Com a verdadeira canícula que aí está e mais a que nos anunciam para o fim-de-semana a chegar aos 40 graus, só trabalho bem na semi-escuridão em casa ou melhor ainda no ar condicionado de um centro comercial. Antes, lembro-me, em dias como estes quando ainda não haviam os famigerados centros comerciais, nós refugiávamo-nos no cinema. O mais perto de minha casa era o S. Jorge que na altura possuía o melhor ar climatizado de Lisboa. Depois apareceu o chamado dragstore do outro lado da Avenida da Liberdade que também tinha uma climatização de truz. Para lá íamos todos arrastar a asa, em passos de dama chique no Passeio Público, porque os corredores da loja eram estreitos e labirínticos e a multidão curiosa demasiada. Isso era a Lisboa de outros tempos, embora o sol seja o mesmo. Alguns anos após, abriu portas o Imaviz, mas os tempos já eram diferentes. Eu encontrava-me em plena e bela adolescência com o desassossego instalado no corpo e a insatisfação a roer-me da cabeça aos pés. O Imaviz era o meu refúgio nocturno, meu e de um punhado de gente irreverente e insaciável, de todos os estratos sociais, que derretia horas e as solas dos sapatos em busca de paz no rebuliço sensual que corria nos três andares do estabelecimento. Ainda por cima, na enfiada no sentido do Saldanha, existia o Convés, o Montecarlo, o Monumental – tudo catedrais ajaezadas para encontrarmos aquilo que porventura nos escapou no Imaviz. Nunca se deixava  a zona sem o corpo apaziguado... Se tenho saudades? Não. Cada tempo é o meu tempo e todo o tempo oferece o deslumbre que comporta a vida na sua plenitude.  

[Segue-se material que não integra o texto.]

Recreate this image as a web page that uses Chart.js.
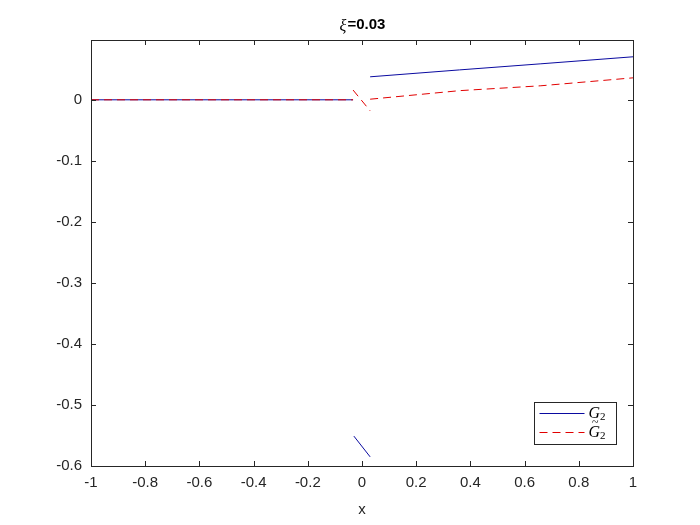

quinta-feira, junho 25, 2015

Quinta, 25.
Volte face na trágico-comédia grega. Stipras vive no avião entre Atenas e Bruxelas. Exibe um ar cansado e tem de lutar na frente e na retaguarda. Os credores que ganham milhões com os gregos, querem mais. São insaciáveis como são os novos-ricos, os sem sapatas que alcandoraram à magia da riqueza conseguida numa geração à custa da exploração, da corrupção e do compadrio. É revoltante. Como é possível que o povo europeu se deixe ludibriar desta forma infame por uma classe de políticos de meia-tigela, sem ideias, munidos apenas de uma calculadora que os acompanha para todo o lado. A rir-se estão os financeiros, os banqueiros, que arruinaram vários países e continuam incólumes e alguns até a serem condecorados como foi o caso entre nós recentemente. Nenhum está na prisão, todos prosseguem as suas vidas de luxo, nenhum devolveu o que roubou. Ainda por cima cospem-nos na cara, riem-se alarvemente entre mafiosos nas nossas costas, têm ao seu serviço a catadupa de políticos seus aliados. O enorme polvo que a democracia alimentou, está gordo, estende tentacularmente os seus membros e abraça num amplexo o triste destino de todos nós. Até quando?